Two video stills side by side. One showing an aerial view of a crowded dutch beach. The other showing an aeroplane on a runway

Action Detection 

A very experimental technique is used to detect what actions are performed by people in these scenes. Instead of a still image as an input, here the algorithm tries to make sense of a whole video segment and returns labels on what action is performed in the video. For example, drinking or dancing. We used the SlowFast [9]  action detection algorithm, trained on the Kinetics 400 [10] dataset. Because the algorithm is only trained on actions done by persons, we only run this algorithm when we have detected a person in the scene using object detection. We store the action label and the confidence score in the database. See figure x for an example from the algorithm’s source on what these algorithms aim to do.

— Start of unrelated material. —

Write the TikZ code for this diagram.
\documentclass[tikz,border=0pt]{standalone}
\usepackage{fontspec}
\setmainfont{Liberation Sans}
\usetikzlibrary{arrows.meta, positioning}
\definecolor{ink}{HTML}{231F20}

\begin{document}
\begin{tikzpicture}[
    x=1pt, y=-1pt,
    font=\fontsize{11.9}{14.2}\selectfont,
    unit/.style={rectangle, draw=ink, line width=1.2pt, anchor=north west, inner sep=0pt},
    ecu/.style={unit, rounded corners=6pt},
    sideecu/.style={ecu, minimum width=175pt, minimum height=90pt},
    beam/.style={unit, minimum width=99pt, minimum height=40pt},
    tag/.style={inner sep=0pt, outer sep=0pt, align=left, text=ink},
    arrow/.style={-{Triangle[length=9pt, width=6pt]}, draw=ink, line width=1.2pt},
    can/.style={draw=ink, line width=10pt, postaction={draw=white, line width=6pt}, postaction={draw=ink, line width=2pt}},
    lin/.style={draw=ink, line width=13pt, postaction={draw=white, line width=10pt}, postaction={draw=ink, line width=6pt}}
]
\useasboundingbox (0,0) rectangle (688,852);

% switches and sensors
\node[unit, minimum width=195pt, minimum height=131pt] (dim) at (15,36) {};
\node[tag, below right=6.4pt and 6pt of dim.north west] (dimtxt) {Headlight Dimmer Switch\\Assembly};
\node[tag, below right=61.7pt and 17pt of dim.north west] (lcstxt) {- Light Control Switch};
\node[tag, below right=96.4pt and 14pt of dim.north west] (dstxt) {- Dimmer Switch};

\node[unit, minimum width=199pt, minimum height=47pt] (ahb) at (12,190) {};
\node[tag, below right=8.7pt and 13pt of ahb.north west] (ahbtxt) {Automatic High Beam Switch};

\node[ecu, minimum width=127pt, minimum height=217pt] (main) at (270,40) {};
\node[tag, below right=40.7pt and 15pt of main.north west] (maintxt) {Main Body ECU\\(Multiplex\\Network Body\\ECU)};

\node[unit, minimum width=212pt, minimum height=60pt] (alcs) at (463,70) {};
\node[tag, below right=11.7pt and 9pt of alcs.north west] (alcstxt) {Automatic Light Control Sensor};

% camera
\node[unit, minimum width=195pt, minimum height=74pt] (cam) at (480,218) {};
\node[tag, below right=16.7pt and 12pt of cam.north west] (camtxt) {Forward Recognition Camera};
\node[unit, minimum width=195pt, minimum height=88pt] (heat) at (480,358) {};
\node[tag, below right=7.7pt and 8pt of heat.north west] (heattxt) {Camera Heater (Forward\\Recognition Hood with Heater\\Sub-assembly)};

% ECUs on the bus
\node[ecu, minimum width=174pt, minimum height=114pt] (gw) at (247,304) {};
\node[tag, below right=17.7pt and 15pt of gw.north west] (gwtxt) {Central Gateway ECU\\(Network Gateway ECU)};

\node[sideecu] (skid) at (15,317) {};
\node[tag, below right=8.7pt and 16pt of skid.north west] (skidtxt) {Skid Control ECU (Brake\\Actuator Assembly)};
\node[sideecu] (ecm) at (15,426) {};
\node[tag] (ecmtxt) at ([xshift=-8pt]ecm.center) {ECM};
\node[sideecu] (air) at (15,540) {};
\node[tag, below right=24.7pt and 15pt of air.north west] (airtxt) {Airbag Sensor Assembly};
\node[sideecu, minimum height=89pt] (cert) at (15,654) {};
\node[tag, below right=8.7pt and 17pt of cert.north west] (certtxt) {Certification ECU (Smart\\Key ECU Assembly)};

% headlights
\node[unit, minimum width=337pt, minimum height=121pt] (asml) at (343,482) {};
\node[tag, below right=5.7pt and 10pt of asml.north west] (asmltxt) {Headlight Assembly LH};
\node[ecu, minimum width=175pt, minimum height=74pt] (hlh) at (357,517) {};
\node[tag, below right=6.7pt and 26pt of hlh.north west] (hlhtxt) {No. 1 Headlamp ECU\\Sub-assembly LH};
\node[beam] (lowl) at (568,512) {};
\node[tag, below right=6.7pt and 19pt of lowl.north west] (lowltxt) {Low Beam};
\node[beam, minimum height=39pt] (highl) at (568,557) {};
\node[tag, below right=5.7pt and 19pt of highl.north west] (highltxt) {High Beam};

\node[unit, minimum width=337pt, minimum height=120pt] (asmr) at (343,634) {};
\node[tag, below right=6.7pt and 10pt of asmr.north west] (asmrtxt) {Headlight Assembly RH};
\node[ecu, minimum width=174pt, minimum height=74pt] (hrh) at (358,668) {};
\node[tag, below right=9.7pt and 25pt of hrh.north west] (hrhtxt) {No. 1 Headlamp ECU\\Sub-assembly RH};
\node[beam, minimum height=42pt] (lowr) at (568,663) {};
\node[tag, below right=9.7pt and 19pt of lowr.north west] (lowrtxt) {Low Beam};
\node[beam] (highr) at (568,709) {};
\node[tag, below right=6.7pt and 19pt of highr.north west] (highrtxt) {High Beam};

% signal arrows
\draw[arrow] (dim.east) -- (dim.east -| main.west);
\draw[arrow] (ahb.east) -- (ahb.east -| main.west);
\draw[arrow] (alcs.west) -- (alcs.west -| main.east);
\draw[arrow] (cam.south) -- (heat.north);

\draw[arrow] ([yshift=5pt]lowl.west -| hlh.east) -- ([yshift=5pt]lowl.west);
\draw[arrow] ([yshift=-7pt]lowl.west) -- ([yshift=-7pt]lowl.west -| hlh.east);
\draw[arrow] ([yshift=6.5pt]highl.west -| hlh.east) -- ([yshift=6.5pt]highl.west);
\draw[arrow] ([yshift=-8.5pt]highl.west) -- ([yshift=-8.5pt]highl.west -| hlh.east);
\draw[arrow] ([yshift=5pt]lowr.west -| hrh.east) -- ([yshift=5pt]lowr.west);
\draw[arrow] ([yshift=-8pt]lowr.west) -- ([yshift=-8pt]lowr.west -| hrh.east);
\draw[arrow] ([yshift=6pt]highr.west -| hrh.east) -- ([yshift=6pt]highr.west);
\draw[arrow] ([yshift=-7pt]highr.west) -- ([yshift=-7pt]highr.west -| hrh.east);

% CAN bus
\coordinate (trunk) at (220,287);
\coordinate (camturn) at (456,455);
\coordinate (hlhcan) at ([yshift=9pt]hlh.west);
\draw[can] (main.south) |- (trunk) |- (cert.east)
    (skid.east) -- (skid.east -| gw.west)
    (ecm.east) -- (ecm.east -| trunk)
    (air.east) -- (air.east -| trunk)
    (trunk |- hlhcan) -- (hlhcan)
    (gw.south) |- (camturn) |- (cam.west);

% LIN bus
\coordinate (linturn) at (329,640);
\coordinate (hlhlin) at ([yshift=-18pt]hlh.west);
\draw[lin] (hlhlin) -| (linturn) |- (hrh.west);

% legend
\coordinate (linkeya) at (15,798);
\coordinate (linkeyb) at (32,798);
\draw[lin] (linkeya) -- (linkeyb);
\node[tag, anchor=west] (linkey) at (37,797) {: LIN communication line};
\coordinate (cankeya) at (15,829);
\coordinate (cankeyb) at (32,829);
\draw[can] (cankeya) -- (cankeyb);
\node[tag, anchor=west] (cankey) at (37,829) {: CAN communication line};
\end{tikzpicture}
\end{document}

A video still of a woman dancing flamenco on stage in front of a group of flamenco musicians. The image has an overlay of computer generated captions describing the scene via computer vision.
Example of action detection in video. From: https://github.com/facebookresearch/pytorchvideo

Exploring the data

After running all these algorithms on all the scenes, we can search the database for specific concepts from the content of the scenes. We can search for the text that is spoken (in dutch) or the (English) labels that are the output of the algorithm. Next to the labels, we can also use the confidence scores for each label to limit the number of scenes returned. In the example in figure x, you can see an example of part of the data connected to a scene, and a frame from the corresponding scene.  

A json file showing meta data gathered from a source image using object detection algorithms.
Example of data (left) connected to a scene (right)

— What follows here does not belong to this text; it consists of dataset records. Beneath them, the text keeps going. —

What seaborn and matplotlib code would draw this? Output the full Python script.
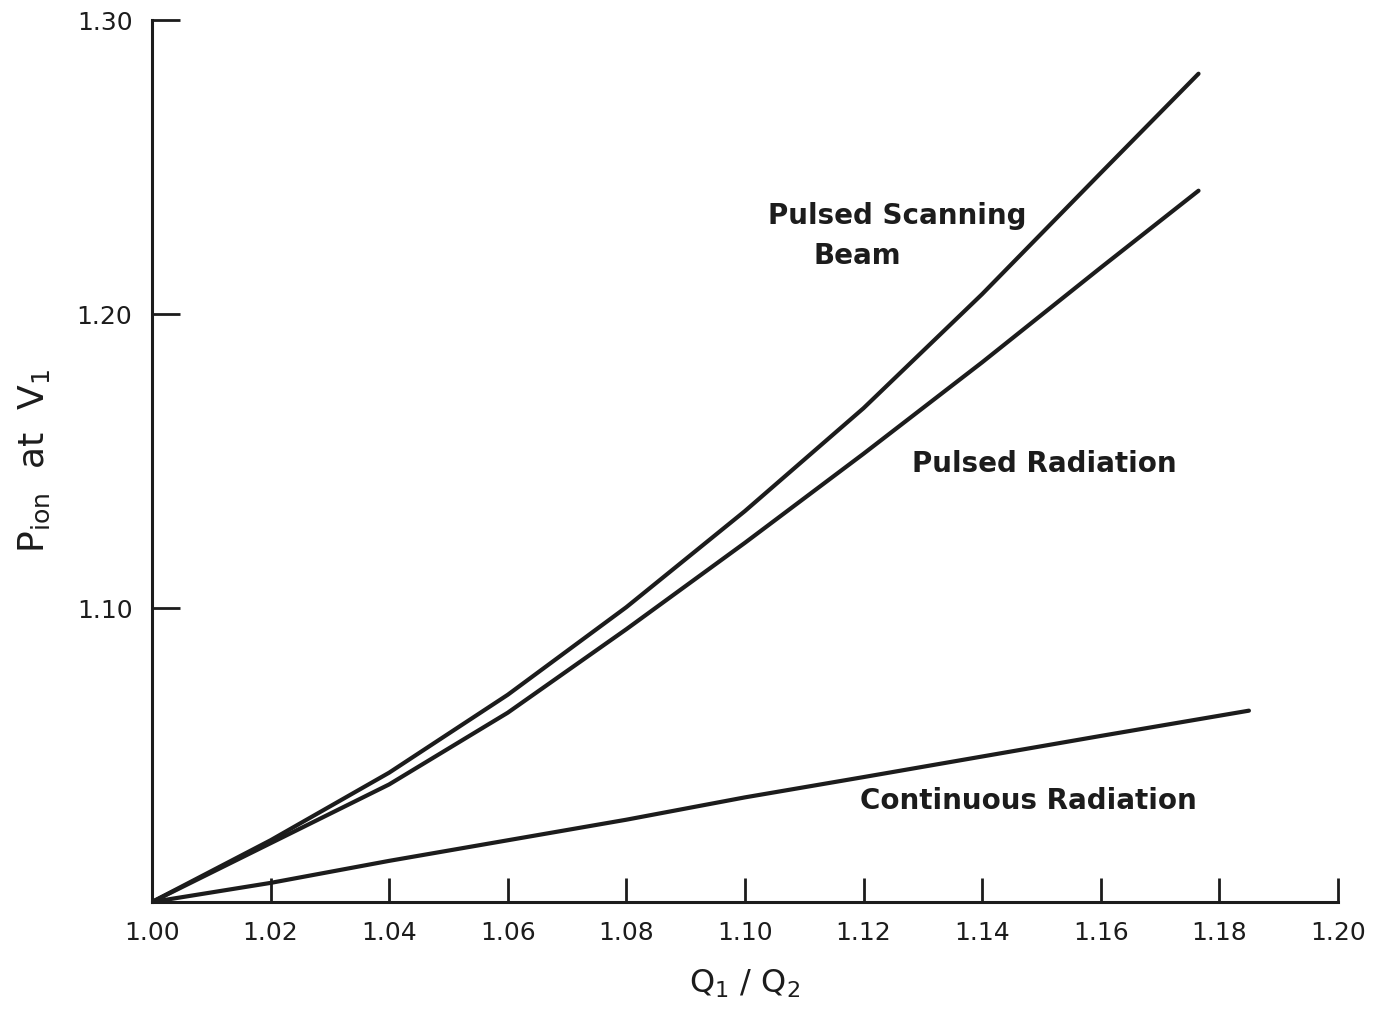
#!/usr/bin/env python3
"""Recreate P_ion vs Q1/Q2 chart."""
import matplotlib
matplotlib.use('Agg')
import matplotlib.pyplot as plt
import seaborn as sns
import pandas as pd

# values
scan_x = [1.00, 1.02, 1.04, 1.06, 1.08, 1.10, 1.12, 1.14, 1.16, 1.1765]
scan_y = [1.000, 1.021, 1.044, 1.0705, 1.1003, 1.133, 1.168, 1.2068, 1.248, 1.2818]

pulsed_x = [1.00, 1.02, 1.04, 1.06, 1.08, 1.10, 1.12, 1.14, 1.16, 1.1765]
pulsed_y = [1.000, 1.020, 1.040, 1.0644, 1.0928, 1.1222, 1.1525, 1.1836, 1.2158, 1.242]

cont_x = [1.00, 1.02, 1.04, 1.06, 1.08, 1.10, 1.12, 1.14, 1.16, 1.185]
cont_y = [1.000, 1.0065, 1.014, 1.021, 1.028, 1.0356, 1.0425, 1.0495, 1.0565, 1.0651]

x_ticks = [1.00, 1.02, 1.04, 1.06, 1.08, 1.10, 1.12, 1.14, 1.16, 1.18, 1.20]
x_tick_labels = ["1.00", "1.02", "1.04", "1.06", "1.08", "1.10", "1.12", "1.14", "1.16", "1.18", "1.20"]
y_ticks = [1.10, 1.20, 1.30]
y_tick_labels = ["1.10", "1.20", "1.30"]

sns.set_theme(style="ticks")
plt.rcParams['font.family'] = ['DejaVu Sans']

frames = [
    pd.DataFrame({"x": scan_x, "y": scan_y, "curve": "scan"}),
    pd.DataFrame({"x": pulsed_x, "y": pulsed_y, "curve": "pulsed"}),
    pd.DataFrame({"x": cont_x, "y": cont_y, "curve": "cont"}),
]

fig = plt.figure(figsize=(13.75, 10.11), dpi=100)
ax = fig.add_axes([0.1105, 0.1078, 0.8625, 0.8722])

for df in frames:
    sns.lineplot(data=df, x="x", y="y", ax=ax, color="#1c1c1c", linewidth=3.0,
                 solid_capstyle="round", legend=False, sort=False)

ax.set_xlim(1.00, 1.20)
ax.set_ylim(1.00, 1.30)
sns.despine(ax=ax)
for s in ["left", "bottom"]:
    ax.spines[s].set_linewidth(2.2)
    ax.spines[s].set_color("#1c1c1c")

ax.set_xticks(x_ticks)
ax.set_xticklabels(x_tick_labels, fontsize=18, color="#1c1c1c")
ax.set_yticks(y_ticks)
ax.set_yticklabels(y_tick_labels, fontsize=18, color="#1c1c1c")
ax.tick_params(axis="x", direction="in", length=17, width=2, pad=14, colors="#1c1c1c")
ax.tick_params(axis="y", direction="in", length=20, width=2, pad=14, colors="#1c1c1c")
for lab in ax.get_xticklabels() + ax.get_yticklabels():
    lab.set_color("#1c1c1c")

ax.set_xlabel(r"Q$_1$ / Q$_2$", fontsize=23, labelpad=16, color="#1c1c1c")
ax.set_ylabel(r"P$_{\mathrm{ion}}$  at  V$_1$", fontsize=26, labelpad=18, color="#1c1c1c")

txt = dict(fontsize=20, fontweight="bold", color="#1c1c1c", ha="center", va="center")
ax.text(1.1257, 1.2335, "Pulsed Scanning", **txt)
ax.text(1.1190, 1.2198, "Beam", **txt)
ax.text(1.1505, 1.1490, "Pulsed Radiation", **txt)
ax.text(1.1478, 1.0343, "Continuous Radiation", **txt)

plt.savefig("out.png", dpi=100)
plt.close()
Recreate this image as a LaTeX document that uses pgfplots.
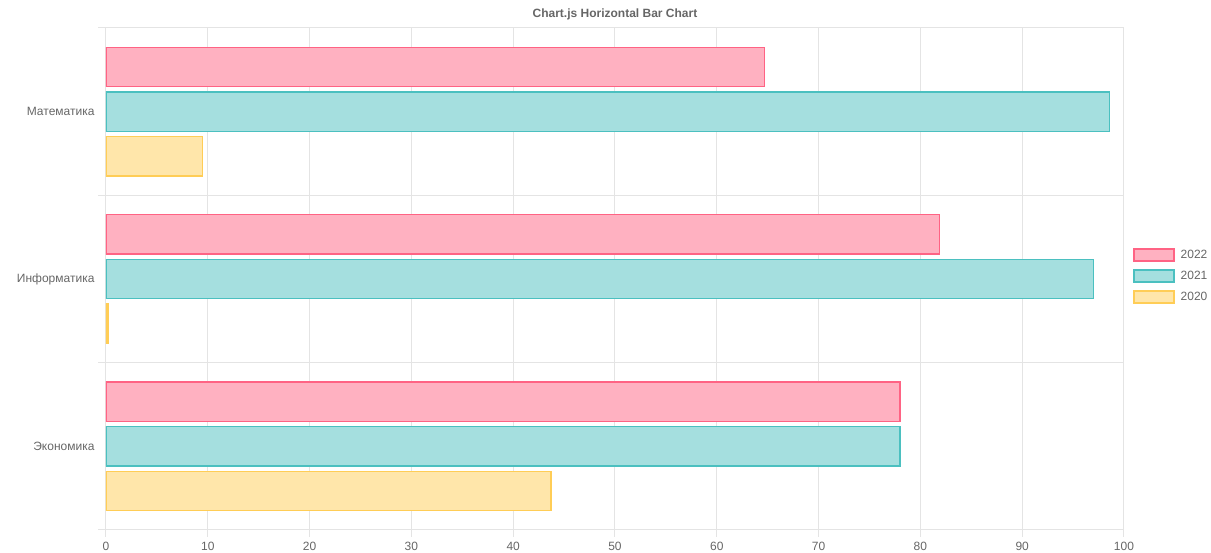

The tool’s interface is built around the creation of a supercut as an output. Based on a query, the tool will return a new video built from all the scenes that match that query. For example, you can create a supercut from all the scenes that contain a person, contain a person AND a dog or contain a person performing a certain action. 

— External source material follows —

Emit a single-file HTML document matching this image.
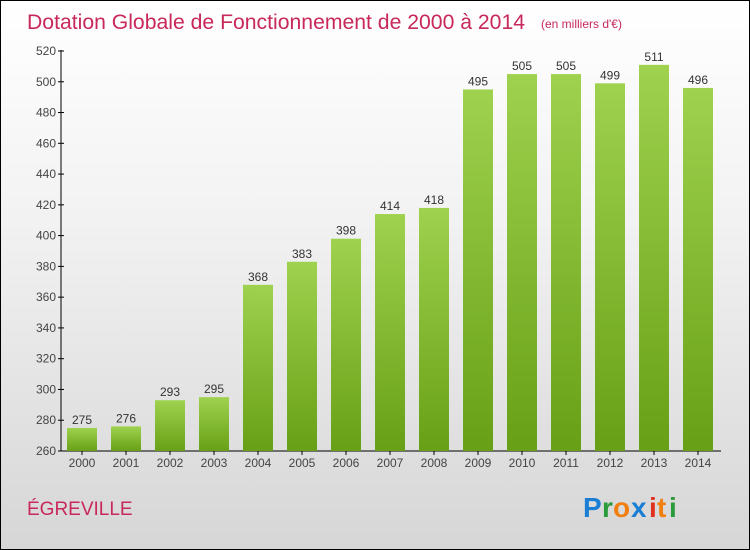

The interface consists of a (Python Flask) back-end API and a VueJS front-end to create the query and visualize the results. Depending on the number of scenes (and their length) the creation of a supercut can take up to a few minutes. For that reason, the interface gives the option to check the query for the number of scenes so you can adjust the query to represent a more manageable number of scenes.  You can also view the metadata for all the labels in the database to see how often they are returned so you can adjust your query accordingly. 

A screenshot of a web interface of the supercut tool.

Discussion 

The methods explored in this project show an interesting insight into the current capabilities of Computer Vision algorithms.

The algorithms used in this project are not perfect. And there is no test set, to give us clear insights into how well the models perform. Because of this, we cannot provide an estimate on the precision and recall, and different models might give better (or worse) results. We use older, low-resolution,  sometimes black-and-white videos, which can reduce the accuracy of the algorithms due to them being trained on more recent (higher quality) videos.  In our experiments, querying the data by setting a certain confidence score helps a great deal in finding relevant results. 

In particular, the action detection algorithm is experimental and returns mixed results. Even on higher confidence levels. The algorithm works best on short segments (~5 sec), but often the scenes are longer.

Because of the lower resolution, the runtime of the used algorithms is quick. The algorithms that analyze just a random frame from a scene take about an hour to process using an NVIDIA GeForce GTX 1050 Ti GPU in a local machine. The action detection takes longer. When analyzing more recent, higher-quality video, however, more processing power is needed and while this processing power is easily available on various cloud providers, it can become expensive quickly. 

The next steps will be to try more different types of algorithms, for example, the extraction of text from videos using Optical Character Recognition (OCR) techniques and explore updates to the SOTA of the methods, in a fast-moving research field, already outlined in this blog. Furthermore, it would be interesting to use the existing metadata from the videos in some way. For example, the release date of the video would enable us to experiment with views on how concepts are represented over time. We would also like to do some tests on social media videos surrounding a certain topic. What type of video is shared often and what is in them?

Finally, to enable other researchers to experiment with these technologies we aim to create Python notebooks to run the algorithms yourself. Some technical expertise will still be required to create a database from these results and connect the interface. 

Resources

  • [1] Vosk offline speech recognition API. Available at: https://alphacephei.com/vosk/ (Accessed: November 21, 2022). 
  • [2] KaldiNL. Available at: https://github.com/opensource-spraakherkenning-nl/Kaldi_NL (Accessed: November 21, 2022). 
  • [3] Intelligent scene cut detection and video splitting tool.  Available at: https://scenedetect.com/en/latest/ (Accessed: November 21, 2022). 
  • [4] YOLOv5 Object Detection. Available at: https://github.com/ultralytics/yolov5 (Accessed: November 21, 2022). 
  • [5] Xie, Enze, et al. “SegFormer: Simple and efficient design for semantic segmentation with transformers.” Advances in Neural Information Processing Systems 34 (2021): 12077-12090.
  • [6] Zhou, Bolei, et al. “Scene parsing through ade20k dataset.” Proceedings of the IEEE conference on computer vision and pattern recognition. 2017.
  • [7] Huang, Gao, et al. “Densely connected convolutional networks.” Proceedings of the IEEE conference on computer vision and pattern recognition. 2017.
  • [8] Zhou, Bolei, et al. “Places: A 10 million image database for scene recognition.” IEEE transactions on pattern analysis and machine intelligence 40.6 (2017): 1452-1464.
  • [9] Feichtenhofer, Christoph, et al. “Slowfast networks for video recognition.” Proceedings of the IEEE/CVF international conference on computer vision. 2019.
  • [10] Kay, Will, et al. “The kinetics human action video dataset.” arXiv preprint arXiv:1705.06950 (2017).